KOUBELI NEIGHBORHOOD, CHANIA

Updated: Aug 20, 2021

By John Freedman

Originally posted elsewhere March 2, 2020

Reposted on Contemplating Crete April 10, 2021



One of my favorite walks in and around Chania is to take the path that extends along the seashore to the northeast beyond the neighborhood of Chalepa. I wrote about that area not too long ago, telling about the “jungle” that greets you as you leave the city behind. Well, that jungle is gone, folks. Somebody let loose a brigade of workers with saws and axes in hand, and they pretty much razed that jungle to the ground. They left behind the larger trees, and some of the flowering bushes. But I think it will be a year or more before any signs of beauty return to this small, but once-gorgeous stretch of land. I was so disappointed to greet this sight the other day, that I just bulled my neck and steeled my will and headed on past it. This brought me out to a place I had only ever approached once – I’m going to call it the Koubeli (stress on the i) neighborhood. I’ve never heard anyone call it that, but as I study maps, I come to the conclusion that at least local folks would recognize such a name. The area appears to take its name from the small St. George Koubeli church that sits rather forlornly against a hill after the road ends at a water works plant. A nearby small settlement of homes and rental properties also derives its name from this church, showing up on maps as Koubeli. The buildings are all set up high on a cliff, while the road leading out to them is relatively low, so you barely even see them when on your walk.
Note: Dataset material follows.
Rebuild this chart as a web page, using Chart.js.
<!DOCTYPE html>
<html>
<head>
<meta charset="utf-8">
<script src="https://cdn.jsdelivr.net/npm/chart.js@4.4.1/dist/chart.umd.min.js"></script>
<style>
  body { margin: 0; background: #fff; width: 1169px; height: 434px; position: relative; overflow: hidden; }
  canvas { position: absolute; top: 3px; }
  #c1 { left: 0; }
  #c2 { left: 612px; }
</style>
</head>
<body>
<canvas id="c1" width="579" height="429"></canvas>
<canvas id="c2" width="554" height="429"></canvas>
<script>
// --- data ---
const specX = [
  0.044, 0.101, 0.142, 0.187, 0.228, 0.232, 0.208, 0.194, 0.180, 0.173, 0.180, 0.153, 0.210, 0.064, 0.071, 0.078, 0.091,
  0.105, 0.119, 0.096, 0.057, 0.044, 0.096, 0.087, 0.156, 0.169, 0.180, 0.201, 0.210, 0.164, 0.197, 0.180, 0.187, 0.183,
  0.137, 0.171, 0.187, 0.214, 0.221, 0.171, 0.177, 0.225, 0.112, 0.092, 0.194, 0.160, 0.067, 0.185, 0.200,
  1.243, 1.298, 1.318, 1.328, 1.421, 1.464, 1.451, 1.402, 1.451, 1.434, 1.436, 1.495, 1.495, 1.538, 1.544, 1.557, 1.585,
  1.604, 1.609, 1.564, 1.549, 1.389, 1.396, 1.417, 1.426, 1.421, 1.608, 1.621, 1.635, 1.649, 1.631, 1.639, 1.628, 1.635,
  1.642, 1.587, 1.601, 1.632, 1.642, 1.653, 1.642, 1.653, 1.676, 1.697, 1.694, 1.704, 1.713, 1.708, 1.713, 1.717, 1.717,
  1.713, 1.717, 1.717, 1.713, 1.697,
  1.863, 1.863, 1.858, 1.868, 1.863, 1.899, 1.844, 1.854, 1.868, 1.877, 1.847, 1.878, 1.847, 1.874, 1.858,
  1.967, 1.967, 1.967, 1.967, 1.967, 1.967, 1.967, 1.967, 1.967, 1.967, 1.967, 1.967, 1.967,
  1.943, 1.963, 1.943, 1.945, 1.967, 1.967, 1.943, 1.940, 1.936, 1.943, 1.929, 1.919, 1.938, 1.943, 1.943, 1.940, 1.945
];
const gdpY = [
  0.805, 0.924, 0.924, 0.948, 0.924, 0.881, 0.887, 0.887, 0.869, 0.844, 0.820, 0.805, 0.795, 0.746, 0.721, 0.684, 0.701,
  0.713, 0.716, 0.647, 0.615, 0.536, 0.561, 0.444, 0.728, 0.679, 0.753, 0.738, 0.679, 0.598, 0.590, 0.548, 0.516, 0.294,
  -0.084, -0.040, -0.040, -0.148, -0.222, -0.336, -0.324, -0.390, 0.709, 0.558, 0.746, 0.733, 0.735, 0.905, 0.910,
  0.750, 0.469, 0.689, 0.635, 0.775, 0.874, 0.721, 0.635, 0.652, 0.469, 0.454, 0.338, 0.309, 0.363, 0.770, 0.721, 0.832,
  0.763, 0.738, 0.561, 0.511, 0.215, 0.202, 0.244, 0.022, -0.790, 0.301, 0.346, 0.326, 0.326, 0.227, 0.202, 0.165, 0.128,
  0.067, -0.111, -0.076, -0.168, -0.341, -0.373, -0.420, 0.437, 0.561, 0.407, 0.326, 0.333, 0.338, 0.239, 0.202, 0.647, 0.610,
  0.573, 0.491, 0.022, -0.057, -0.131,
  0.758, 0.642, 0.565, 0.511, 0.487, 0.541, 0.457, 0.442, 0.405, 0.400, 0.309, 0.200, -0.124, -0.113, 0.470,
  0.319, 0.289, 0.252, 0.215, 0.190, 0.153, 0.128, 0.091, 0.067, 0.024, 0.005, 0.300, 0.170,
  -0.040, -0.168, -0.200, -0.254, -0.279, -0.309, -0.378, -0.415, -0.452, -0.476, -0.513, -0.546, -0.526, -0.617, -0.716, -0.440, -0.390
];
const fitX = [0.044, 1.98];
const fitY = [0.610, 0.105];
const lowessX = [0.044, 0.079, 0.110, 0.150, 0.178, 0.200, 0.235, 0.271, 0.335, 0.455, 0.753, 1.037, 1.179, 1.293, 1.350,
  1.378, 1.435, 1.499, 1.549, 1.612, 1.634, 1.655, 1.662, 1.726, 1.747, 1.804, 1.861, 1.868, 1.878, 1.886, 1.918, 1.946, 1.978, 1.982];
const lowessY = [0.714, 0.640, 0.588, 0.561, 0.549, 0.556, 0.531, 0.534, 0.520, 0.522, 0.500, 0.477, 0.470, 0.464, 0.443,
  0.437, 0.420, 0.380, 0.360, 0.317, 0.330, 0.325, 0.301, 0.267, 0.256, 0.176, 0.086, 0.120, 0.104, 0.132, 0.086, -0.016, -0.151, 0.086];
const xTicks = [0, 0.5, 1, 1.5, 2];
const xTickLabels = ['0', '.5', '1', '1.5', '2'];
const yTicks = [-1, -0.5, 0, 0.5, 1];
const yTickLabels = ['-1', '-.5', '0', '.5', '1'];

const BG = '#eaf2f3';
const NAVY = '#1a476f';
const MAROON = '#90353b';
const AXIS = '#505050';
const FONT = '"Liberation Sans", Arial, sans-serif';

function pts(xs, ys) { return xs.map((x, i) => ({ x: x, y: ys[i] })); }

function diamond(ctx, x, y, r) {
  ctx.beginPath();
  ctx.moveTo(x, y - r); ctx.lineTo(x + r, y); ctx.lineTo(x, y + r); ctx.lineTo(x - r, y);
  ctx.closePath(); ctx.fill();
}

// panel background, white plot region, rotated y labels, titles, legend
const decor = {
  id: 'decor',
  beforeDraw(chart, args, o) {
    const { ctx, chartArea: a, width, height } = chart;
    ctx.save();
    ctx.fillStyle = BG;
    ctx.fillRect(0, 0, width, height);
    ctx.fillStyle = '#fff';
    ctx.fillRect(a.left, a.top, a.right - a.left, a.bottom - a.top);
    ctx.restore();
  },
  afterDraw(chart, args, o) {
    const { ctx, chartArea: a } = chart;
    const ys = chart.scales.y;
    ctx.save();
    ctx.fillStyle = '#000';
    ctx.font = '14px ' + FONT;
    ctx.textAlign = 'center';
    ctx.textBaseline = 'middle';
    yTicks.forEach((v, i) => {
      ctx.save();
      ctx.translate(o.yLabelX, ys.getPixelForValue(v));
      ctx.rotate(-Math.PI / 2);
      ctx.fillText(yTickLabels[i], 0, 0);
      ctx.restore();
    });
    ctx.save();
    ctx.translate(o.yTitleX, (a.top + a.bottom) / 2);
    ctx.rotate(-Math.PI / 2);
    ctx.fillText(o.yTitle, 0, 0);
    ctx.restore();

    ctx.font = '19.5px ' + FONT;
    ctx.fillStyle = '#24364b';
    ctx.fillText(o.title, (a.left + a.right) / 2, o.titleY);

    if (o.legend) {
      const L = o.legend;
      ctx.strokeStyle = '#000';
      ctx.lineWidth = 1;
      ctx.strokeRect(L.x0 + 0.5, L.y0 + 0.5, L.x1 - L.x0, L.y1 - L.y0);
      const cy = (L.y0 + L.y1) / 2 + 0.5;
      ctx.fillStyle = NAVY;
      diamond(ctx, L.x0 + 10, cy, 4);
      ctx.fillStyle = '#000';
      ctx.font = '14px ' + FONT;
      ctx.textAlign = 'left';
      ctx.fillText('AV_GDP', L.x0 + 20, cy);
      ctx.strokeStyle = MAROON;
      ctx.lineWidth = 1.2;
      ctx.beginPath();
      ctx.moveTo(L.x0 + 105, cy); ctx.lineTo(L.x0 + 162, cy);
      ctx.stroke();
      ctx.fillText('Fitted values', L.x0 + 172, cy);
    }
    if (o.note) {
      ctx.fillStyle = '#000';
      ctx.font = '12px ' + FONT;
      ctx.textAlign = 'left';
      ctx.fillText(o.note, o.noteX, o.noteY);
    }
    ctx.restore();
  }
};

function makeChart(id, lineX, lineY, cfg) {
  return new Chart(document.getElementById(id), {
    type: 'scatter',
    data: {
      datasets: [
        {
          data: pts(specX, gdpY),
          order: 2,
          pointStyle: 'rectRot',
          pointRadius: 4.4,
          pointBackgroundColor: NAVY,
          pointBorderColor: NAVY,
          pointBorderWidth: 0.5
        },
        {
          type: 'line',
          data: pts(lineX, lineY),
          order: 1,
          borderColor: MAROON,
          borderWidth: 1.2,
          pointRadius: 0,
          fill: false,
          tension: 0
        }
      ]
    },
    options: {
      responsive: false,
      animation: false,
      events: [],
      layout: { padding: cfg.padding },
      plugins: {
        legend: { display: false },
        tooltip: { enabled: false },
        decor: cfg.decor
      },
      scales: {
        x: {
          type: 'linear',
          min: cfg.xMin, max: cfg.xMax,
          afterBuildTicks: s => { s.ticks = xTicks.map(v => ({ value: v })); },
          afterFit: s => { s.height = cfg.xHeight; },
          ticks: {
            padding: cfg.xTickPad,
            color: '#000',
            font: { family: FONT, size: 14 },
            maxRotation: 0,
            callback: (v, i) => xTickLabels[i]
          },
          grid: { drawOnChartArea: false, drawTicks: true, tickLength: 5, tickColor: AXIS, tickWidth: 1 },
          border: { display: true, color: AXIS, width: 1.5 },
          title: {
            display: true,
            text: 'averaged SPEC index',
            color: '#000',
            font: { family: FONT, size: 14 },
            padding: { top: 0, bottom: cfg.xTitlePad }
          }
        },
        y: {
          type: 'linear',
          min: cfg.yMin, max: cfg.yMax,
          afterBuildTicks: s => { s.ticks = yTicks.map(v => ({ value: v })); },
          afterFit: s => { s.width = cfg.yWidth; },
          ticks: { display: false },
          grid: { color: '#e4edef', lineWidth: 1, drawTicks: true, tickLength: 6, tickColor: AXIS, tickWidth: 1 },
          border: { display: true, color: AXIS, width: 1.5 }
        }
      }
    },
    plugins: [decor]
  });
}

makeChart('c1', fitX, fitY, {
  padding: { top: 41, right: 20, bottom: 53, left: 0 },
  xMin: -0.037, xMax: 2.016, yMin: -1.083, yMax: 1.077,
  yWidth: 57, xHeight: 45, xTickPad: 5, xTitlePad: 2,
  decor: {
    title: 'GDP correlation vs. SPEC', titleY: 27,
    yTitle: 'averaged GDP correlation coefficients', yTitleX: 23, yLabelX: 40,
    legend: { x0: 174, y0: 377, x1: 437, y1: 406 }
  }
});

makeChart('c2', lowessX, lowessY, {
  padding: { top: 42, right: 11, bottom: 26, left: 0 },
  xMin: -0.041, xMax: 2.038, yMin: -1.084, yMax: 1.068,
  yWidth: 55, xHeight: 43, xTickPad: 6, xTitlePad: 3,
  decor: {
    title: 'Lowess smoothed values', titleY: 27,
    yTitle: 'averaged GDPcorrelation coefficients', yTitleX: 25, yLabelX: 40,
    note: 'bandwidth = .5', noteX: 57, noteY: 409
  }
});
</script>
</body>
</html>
In places the road is cut into the cliffs so that you have high walls on either side of you as you walk, although there are plenty of opportunities to climb up and clamber over the rocks to water’s edge. The views are to-die-for, both in terms of the rock formations, the views of the Sea of Crete, and also looking back toward the Lefka Ori, the White Mountains. The stretch of lonely road after the once-beautiful, now haggard old “jungle” reaches out around 600 meters (appx. 650 yards) – not all that much, but plenty enough to fill a camera and a mind with a day’s worth of fabulous shots.